Using information from the Third National Health and Nutrition Examination survey, public health experts examined the relationship between television watching, energy (calorie) intake, physical activity, and obesity in 4,069 U.S. boys and girls between the ages of 8 and 16 years. The children and teens who participated in the study answered questions about physical activity, hours of television watched, and diet. Height and weight also were measured.

Almost half of the children watched more than 2 hours of television per day. Gender and race/ethnicity were related to the amount of TV watched: 38% of boys watched more than 2 hours per day, compared with 48% of girls. Sixty-five percent of black and 53% of Mexican-American children watched 3 or more hours of TV each day, compared with 37% of non-Hispanic white children. In addition, 17% of black children, 9% of Mexican-American children, and 6% of non-Hispanic white children watched 5 or more hours of TV a day.

As hours of television watched increased, prevalence of obesity rose. Obesity rates remained lowest among children who watched an hour or less of TV per day. The number of calories consumed was also associated with the hours of television watched. Girls who watched an hour or less of TV per day ate an average of about 1,845 calories per day, whereas girls who watched 5 or more hours of TV per day consumed an average of 2,016 calories per day.
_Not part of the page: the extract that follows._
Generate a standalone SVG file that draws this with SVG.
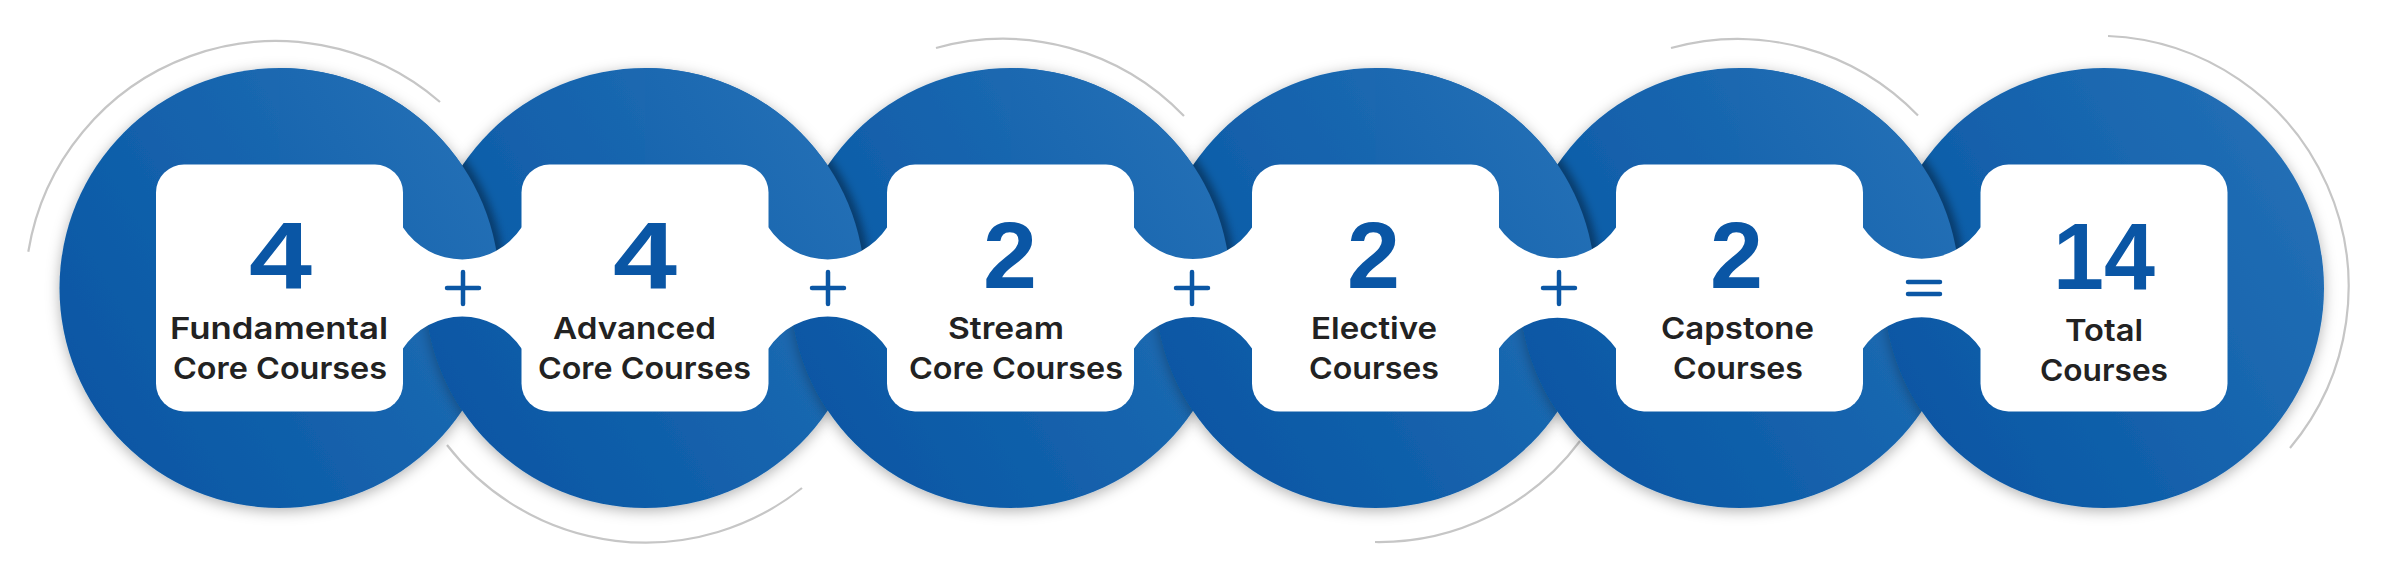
<svg xmlns="http://www.w3.org/2000/svg" width="2406" height="581" viewBox="0 0 2406 581">
<defs>
<linearGradient id="blue" x1="0" y1="0.8" x2="1" y2="0.2">
<stop offset="0" stop-color="#0555a3"/>
<stop offset="1" stop-color="#2470b6"/>
</linearGradient>
<filter id="ds" x="-15%" y="-15%" width="130%" height="130%">
<feDropShadow dx="0" dy="3" stdDeviation="7" flood-color="#000" flood-opacity="0.3"/>
</filter>
<filter id="blur" x="-10%" y="-10%" width="120%" height="120%">
<feGaussianBlur stdDeviation="5"/>
</filter>
<clipPath id="q0"><rect x="279.5" y="0" width="240" height="288"/></clipPath>
<clipPath id="q1"><rect x="645" y="0" width="240" height="288"/></clipPath>
<clipPath id="q2"><rect x="1010.5" y="0" width="240" height="288"/></clipPath>
<clipPath id="q3"><rect x="1375.5" y="0" width="240" height="288"/></clipPath>
<clipPath id="q4"><rect x="1739.5" y="0" width="240" height="288"/></clipPath>
<clipPath id="k1"><circle cx="645" cy="288" r="220"/></clipPath>
<clipPath id="k2"><circle cx="1010.5" cy="288" r="220"/></clipPath>
<clipPath id="k3"><circle cx="1375.5" cy="288" r="220"/></clipPath>
<clipPath id="k4"><circle cx="1739.5" cy="288" r="220"/></clipPath>
<clipPath id="k5"><circle cx="2104" cy="288" r="220"/></clipPath>
<style>
.ring{fill:url(#blue)}
.arc{fill:none;stroke:#c6c6c6;stroke-width:2.2}
.box{fill:#fff}
.num{font-family:"Liberation Sans",Arial,sans-serif;font-weight:700;font-size:95px;fill:#0a56a5;text-anchor:middle}
.lbl{font-family:Inter,"Open Sans",sans-serif;font-weight:600;font-size:30.3px;fill:#222;text-anchor:middle}
.op{stroke:#0b57a5;stroke-width:4.5;stroke-linecap:round;fill:none}
.crease{fill:none;stroke:#000;stroke-width:10;stroke-opacity:0.45}
</style>
</defs>
<rect width="2406" height="581" fill="#fff"/>
<g id="decor-arcs">
<path class="arc" d="M28.3,251.7 A251,251 0 0 1 440,102"/>
<path class="arc" d="M802,488 A251,251 0 0 1 447,445"/>
<path class="arc" d="M936,48 A251,251 0 0 1 1184,116"/>
<path class="arc" d="M1580,441 A251,251 0 0 1 1375,542"/>
<path class="arc" d="M1671,48 A251,251 0 0 1 1918,115.6"/>
<path class="arc" d="M2108,36 A251,251 0 0 1 2290,448"/>
</g>
<g id="rings">
<circle class="ring" cx="279.5" cy="288" r="220" filter="url(#ds)"/>
<circle class="ring" cx="645" cy="288" r="220" filter="url(#ds)"/>
<circle class="ring" cx="1010.5" cy="288" r="220" filter="url(#ds)"/>
<circle class="ring" cx="1375.5" cy="288" r="220" filter="url(#ds)"/>
<circle class="ring" cx="1739.5" cy="288" r="220" filter="url(#ds)"/>
<circle class="ring" cx="2104" cy="288" r="220" filter="url(#ds)"/>
<g clip-path="url(#q0)"><g clip-path="url(#k1)"><circle class="crease" cx="279.5" cy="288" r="220" filter="url(#blur)"/></g></g>
<circle class="ring" cx="279.5" cy="288" r="220" clip-path="url(#q0)"/>
<g clip-path="url(#q1)"><g clip-path="url(#k2)"><circle class="crease" cx="645" cy="288" r="220" filter="url(#blur)"/></g></g>
<circle class="ring" cx="645" cy="288" r="220" clip-path="url(#q1)"/>
<g clip-path="url(#q2)"><g clip-path="url(#k3)"><circle class="crease" cx="1010.5" cy="288" r="220" filter="url(#blur)"/></g></g>
<circle class="ring" cx="1010.5" cy="288" r="220" clip-path="url(#q2)"/>
<g clip-path="url(#q3)"><g clip-path="url(#k4)"><circle class="crease" cx="1375.5" cy="288" r="220" filter="url(#blur)"/></g></g>
<circle class="ring" cx="1375.5" cy="288" r="220" clip-path="url(#q3)"/>
<g clip-path="url(#q4)"><g clip-path="url(#k5)"><circle class="crease" cx="1739.5" cy="288" r="220" filter="url(#blur)"/></g></g>
<circle class="ring" cx="1739.5" cy="288" r="220" clip-path="url(#q4)"/>
</g>
<g id="channels">
<path class="box" d="M399,227.5 H403 A71,71 0 0 0 521.5,227.5 H525.5 V348.5 H521.5 A71,71 0 0 0 403,348.5 H399 Z"/>
<path class="box" d="M764.5,227.5 H768.5 A71,71 0 0 0 887,227.5 H891 V348.5 H887 A71,71 0 0 0 768.5,348.5 H764.5 Z"/>
<path class="box" d="M1130,227.5 H1134 A71,71 0 0 0 1252,227.5 H1256 V348.5 H1252 A71,71 0 0 0 1134,348.5 H1130 Z"/>
<path class="box" d="M1495,227.5 H1499 A71,71 0 0 0 1616,227.5 H1620 V348.5 H1616 A71,71 0 0 0 1499,348.5 H1495 Z"/>
<path class="box" d="M1859,227.5 H1863 A71,71 0 0 0 1980.5,227.5 H1984.5 V348.5 H1980.5 A71,71 0 0 0 1863,348.5 H1859 Z"/>
</g>
<g id="node1">
<rect class="box" x="156" y="164.5" width="247" height="247" rx="28"/>
<text class="num" x="280.5" y="288" textLength="63" lengthAdjust="spacingAndGlyphs">4</text>
<text class="lbl" x="279" y="339" textLength="218" lengthAdjust="spacingAndGlyphs">Fundamental</text>
<text class="lbl" x="280" y="379" textLength="214" lengthAdjust="spacingAndGlyphs">Core Courses</text>
</g>
<g id="node2">
<rect class="box" x="521.5" y="164.5" width="247" height="247" rx="28"/>
<text class="num" x="645" y="288" textLength="64" lengthAdjust="spacingAndGlyphs">4</text>
<text class="lbl" x="634.5" y="339" textLength="163" lengthAdjust="spacingAndGlyphs">Advanced</text>
<text class="lbl" x="644.5" y="379" textLength="213" lengthAdjust="spacingAndGlyphs">Core Courses</text>
</g>
<g id="node3">
<rect class="box" x="887" y="164.5" width="247" height="247" rx="28"/>
<text class="num" x="1010" y="288" textLength="54" lengthAdjust="spacingAndGlyphs">2</text>
<text class="lbl" x="1006" y="339" textLength="116" lengthAdjust="spacingAndGlyphs">Stream</text>
<text class="lbl" x="1016" y="379" textLength="214" lengthAdjust="spacingAndGlyphs">Core Courses</text>
</g>
<g id="node4">
<rect class="box" x="1252" y="164.5" width="247" height="247" rx="28"/>
<text class="num" x="1373.5" y="288" textLength="53" lengthAdjust="spacingAndGlyphs">2</text>
<text class="lbl" x="1374" y="339" textLength="126" lengthAdjust="spacingAndGlyphs">Elective</text>
<text class="lbl" x="1374" y="379" textLength="130" lengthAdjust="spacingAndGlyphs">Courses</text>
</g>
<g id="node5">
<rect class="box" x="1616" y="164.5" width="247" height="247" rx="28"/>
<text class="num" x="1736.5" y="288" textLength="53" lengthAdjust="spacingAndGlyphs">2</text>
<text class="lbl" x="1737.5" y="339" textLength="153" lengthAdjust="spacingAndGlyphs">Capstone</text>
<text class="lbl" x="1738" y="379" textLength="130" lengthAdjust="spacingAndGlyphs">Courses</text>
</g>
<g id="node6">
<rect class="box" x="1980.5" y="164.5" width="247" height="247" rx="28"/>
<text class="num" x="2104" y="289" textLength="102" lengthAdjust="spacingAndGlyphs">14</text>
<text class="lbl" x="2104" y="341" textLength="78" lengthAdjust="spacingAndGlyphs">Total</text>
<text class="lbl" x="2104" y="381" textLength="128" lengthAdjust="spacingAndGlyphs">Courses</text>
</g>
<g id="connectors">
<path class="op" d="M447,288 H479 M463,272 V304"/>
<path class="op" d="M812,288 H844 M828,272 V304"/>
<path class="op" d="M1176,288 H1208 M1192,272 V304"/>
<path class="op" d="M1543,288 H1575 M1559,272 V304"/>
<path class="op" d="M1908,282 H1940 M1908,294 H1940"/>
</g>
</svg>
What This Means to You: Children who are overweight are at higher risk for developing high blood pressure, diabetes, sleep disorders, and other weight-related problems. The surgeon general recommends that children and teens participate in aerobic physical activity vigorous enough to make them sweat or breathe hard at least five times per week. Encourage your child to turn off the TV and get moving, and set a healthy example by planning active, not sedentary, family activities.